October 20, 2006

Editorial:

Ballot Recommendations on Local Propostions

This year is the year of the Initiative and Proposition. This week we provide our recommendations on the local Propositions

City of San Diego

Proposition A:

Commercial airport at MCAS Miramar, San Diego County Regional Airport Authority. Advisory Vote Only

Should Airport Authority and government officials work toward obtaining 3,000 acres at MCAS Miramar by 2020 for a commercial airport, providing certain conditions are met?

The San Diego County Regional Airport Authority was created in 2003, with millions of dollars spent, to find an alternative to Lindberg Field. After two and half years of studying this issue the Authority decided that the best and only alternative is Miramar. There is no second or third option. This despite the fact that the Military has already told them in no uncertain terms NO they would not share the airspace or airfield, and that the surrounding communities have said no to the idea. But in the infinite wisdom this Airport Authority has gone ahead and placed the Miramar site on the ballot as an advisory vote.

It has long been argued that Lindberg Field could be expanded, by some very knowledgeable authorities, to accommodate future growth with a second runway added on. But this idea has been roundly rejected by the Airport Authority as has alternative sites that would be less impacted and has more open space available such as an airport along the border adjacent to the Tijuana airport, or Calexico where the citizens have actually embraced the idea of an airport, along with a high speed train. There was also a Campo/Boulevard site, and a desert site that also made sense. But all these ideas were rejected in favor of Miramar.

The fact that this Airport Authority selected Miramar demonstrates a board that is arrogant and out of touch with the community. The fact that the military has rejected the idea of a shared joint use of the area, this Authority still moved forward on this site as the only viable site demonstrates their arrogance. And that they chose a site in the middle of an urban community, and one that is already impacted by traffic congestion demonstrates an Authority that is out of touch. We have to ask ourselves what were they thinking!

As an Advisory vote our advice to the Airport Authority is a resounding NO to Miramar.

Proposition B.

City Employees’ Retirement Benefits — City of San Diego (Charter Amendment - Majority Approval Required)

Shall the Charter be amended to require voter approval for any increases in the retirement system benefits for Public Employees?

In response to the Pension Benefit debacle that has besieged the City of San Diego we have been presented with Proposition B which calls for voter approval of Pension Benefits for Public Employees. Restrictions and controls need to be in place to control the Pension Board but a public vote on negotiated benefits is not the answer. Pension Benefits are not what doomed the City, but the under funding of the benefits, while the City Councils illegally spent those monies to benefit the wealthy such as John Moores and the Republican Party by hosting their convention.

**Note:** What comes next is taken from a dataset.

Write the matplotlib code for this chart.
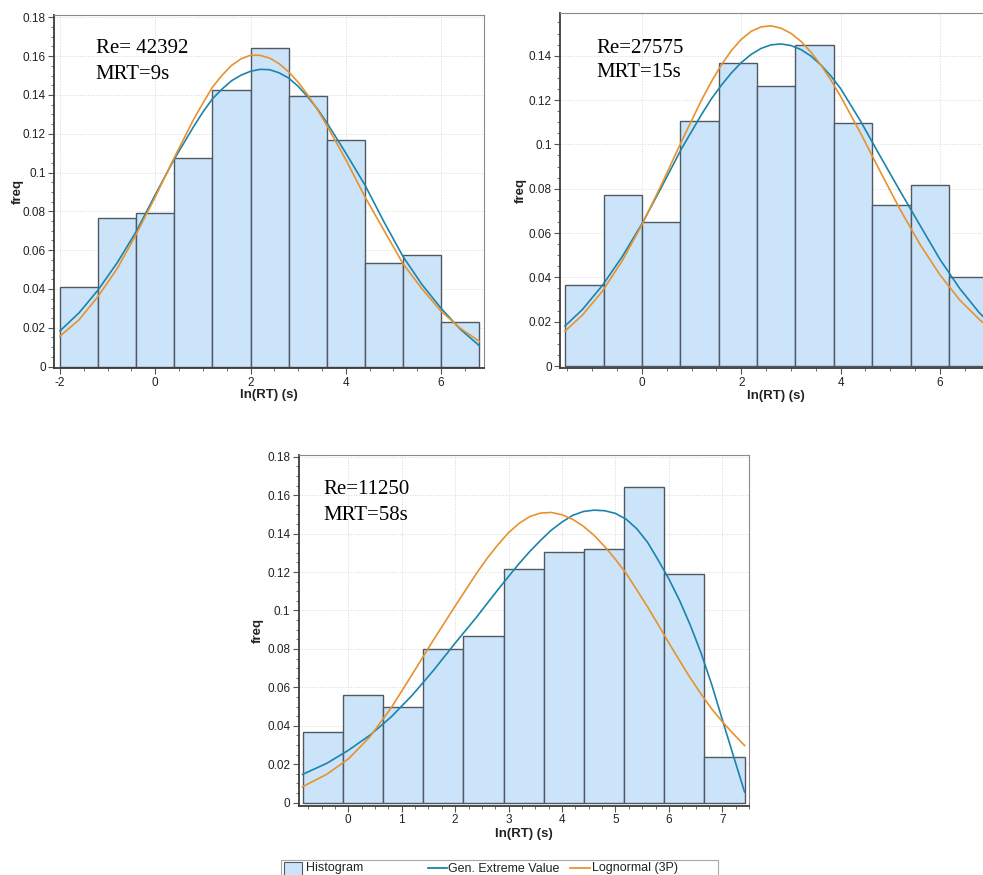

Pensions, Salaries, Benefits, and Health Care are items negotiated on by the Employee’s Representatives, normally the Unions, and approved by the City Council. It is up to the City Council to protect the taxpayer’s interest. To ask city employees to seek voter approval on negotiated Pension Benefits goes beyond the threshold of reason, and it will not fix the problems that got the City into trouble in the first place. All the Proposition would do is penalize Public Employees, many of whom do not receive a livable wage and/or an adequate retirement benefit package.

Vote No on Prop. B.

Proposition C.

Contracting Out of City Services — City of San Diego (Charter Amendment - Majority Approval Required)

Shall the Charter be amended to allow the City to contract services traditionally performed by City civil service employees if determined to be more economical and efficient while maintaining the quality of services and protecting the public interest?

The first thing that strikes you is that this Proposition makes it ripe for political corruption with the mayor responsible for oversight and contracting. We can see it now: private companies giving political contributions to win favors from the mayor.

Once again this proposition is in response to the city debacle with the city pension fund. And once again the mayor is targeting the wrong group of people to fix a problem that was created out of greed and with the compliance of a willing city council. But the mayor doesn’t want to fix that problem, he wants to appear to be addressing the problem without really changing the systemic problems at city hall. What they hope to do with this proposition is to shift the responsibilities of retirement, health and other benefits away from the city and onto the private contractor.

The City is one of the biggest employers. Outsourcing city contracts would move ethnic minorities out of good paying jobs, with benefits, and a retirement plan and if those employees are rehired, would find themselves in a non-living wage situation. A living-wage means more than just earning prevailing wage but includes such needs as health care and retirement benefits. Instead of the city shifting its responsibility of taking care of its employees, it should first take care of the problem of the Pension funds being used as their own personal piggy-bank.